In the Ipsos Veracity Index, it is striking that – with the glaring exception of politicians – public sector roles generally rank higher than those in the private sector. Nurses, doctors, teachers, professors, museum curators, judges, police, civil servants are all in the top half; bankers, estate agents, business leaders, private landlords, advertising executives are all in the bottom half.44
Perhaps, therefore, it would be possible to build on existing public perceptions, but then refocus how the public sees how power works – that politicians are not to blame for everything, and that they are trying to make people’s lives better, but that, as we’ll see, their power has been diffused beyond their reach and entangled in complexity, while other forces and ideas stand in their way.
This will require identifying, challenging and overcoming some deeply entrenched ideas – but here, politicians and the political media could learn something from the public.
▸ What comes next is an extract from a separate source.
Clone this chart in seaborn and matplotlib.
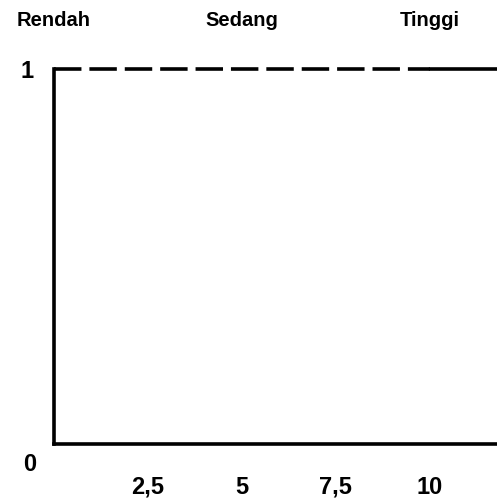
import matplotlib
matplotlib.use('Agg')
import matplotlib.pyplot as plt
import seaborn as sns

# ── data ────────────────────────────────────────────────────────────────
categories = ['Rendah', 'Sedang', 'Tinggi']
category_x = [0, 5, 10]
x_ticks = [2.5, 5, 7.5, 10]
x_tick_labels = ['2,5', '5', '7,5', '10']
dashed_x = [0, 10]
dashed_y = [1, 1]
solid_x = [10, 11.8]
solid_y = [1, 1]

sns.set_style('white')
plt.rcParams['font.family'] = ['Liberation Sans', 'DejaVu Sans']
plt.rcParams['text.color'] = 'black'
plt.rcParams['xtick.color'] = 'black'
plt.rcParams['ytick.color'] = 'black'

fig = plt.figure(figsize=(4.97, 4.98), dpi=100)
ax = fig.add_axes([53.5 / 497, 54 / 498, 1 - 53.5 / 497, 374.5 / 498])

lw = 2.6
sns.lineplot(x=dashed_x, y=dashed_y, ax=ax, color='black', linewidth=lw,
             dashes=False, clip_on=False)
ax.lines[-1].set_dashes((7.6, 2.2))
sns.lineplot(x=solid_x, y=solid_y, ax=ax, color='black', linewidth=lw, clip_on=False)

ax.set_xlim(0, 11.78)
ax.set_ylim(0, 1)

for s in ['top', 'right']:
    ax.spines[s].set_visible(False)
for s in ['left', 'bottom']:
    ax.spines[s].set_color('black')
    ax.spines[s].set_linewidth(lw)

ax.set_xticks(x_ticks)
ax.set_xticklabels(x_tick_labels, fontsize=17, fontweight='bold')
ax.tick_params(axis='x', length=0, pad=23)
ax.set_yticks([1])
ax.set_yticklabels(['1'], fontsize=17, fontweight='bold')
ax.tick_params(axis='y', length=0, pad=14)

# zero label sits below the corner
ax.text(-0.63, -0.056, '0', fontsize=17, fontweight='bold', ha='center',
        va='center', clip_on=False)

for name, cx in zip(categories, category_x):
    ax.text(cx, 1.13, name, fontsize=14.5, fontweight='bold', ha='center',
            va='center', clip_on=False)

fig.savefig('out.png', dpi=100)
As the pollster Steve Akehurst of Persuasion UK observes, ‘the theatre of “public opinion”’ is often ‘just a drama for elites’. Many of the constraints in which politicians entangle themselves are old norms, folk memories and taboos:
‘There are just lots of areas where elites basically hem themselves in for reasons to do with received wisdom among elites … you can see how the system perpetuates itself, because, it will, in the short term, punish anyone that steps outside of those norms. And therefore, as a politician, you need to be brave enough to walk through that storm.’
As he suggests, this has been exposed in the United States by Donald Trump, who has successfully ‘trespassed across all of those norms and exposed them precisely for what they are, which is fictions, basically’.
As PPI puts it, working-class voters often ‘concede that the parties and candidates on the populist right may not have all the answers’, but things are broken and mainstream parties ‘can’t or won’t fix things’, so the prospect of a populist government that ‘will shake things up’ is ‘a risk worth taking’.45
Other politicians such as Franklin Roosevelt and Margaret Thatcher have achieved radical change, without trashing liberal democracy – instead restoring its credibility after years of crisis. But it meant overcoming entrenched ideas and the concentrations of power those ideas enforced, by defining the bounds of the ‘possible’.
As the then newly-elected Labour MP Josh Simons put it in September 2024, drawing on his experience of defeating a strong challenge from Reform: ‘We’re too quick to say “we have to do X, because bankers, economists, lawyers told us so”. Voters think, “What’s the point of voting for people who are told what to do?”’46
To avoid a future that makes the public’s theory of power a reality, which blames politicians for everything and lets other powerful forces off scot free, politicians will need to ask themselves why the state is seen as irreducibly useless, and democratically-elected representatives are so distrusted. Then they will need to overcome the fears and taboos that hold these ideas in place. The stakes could hardly be higher.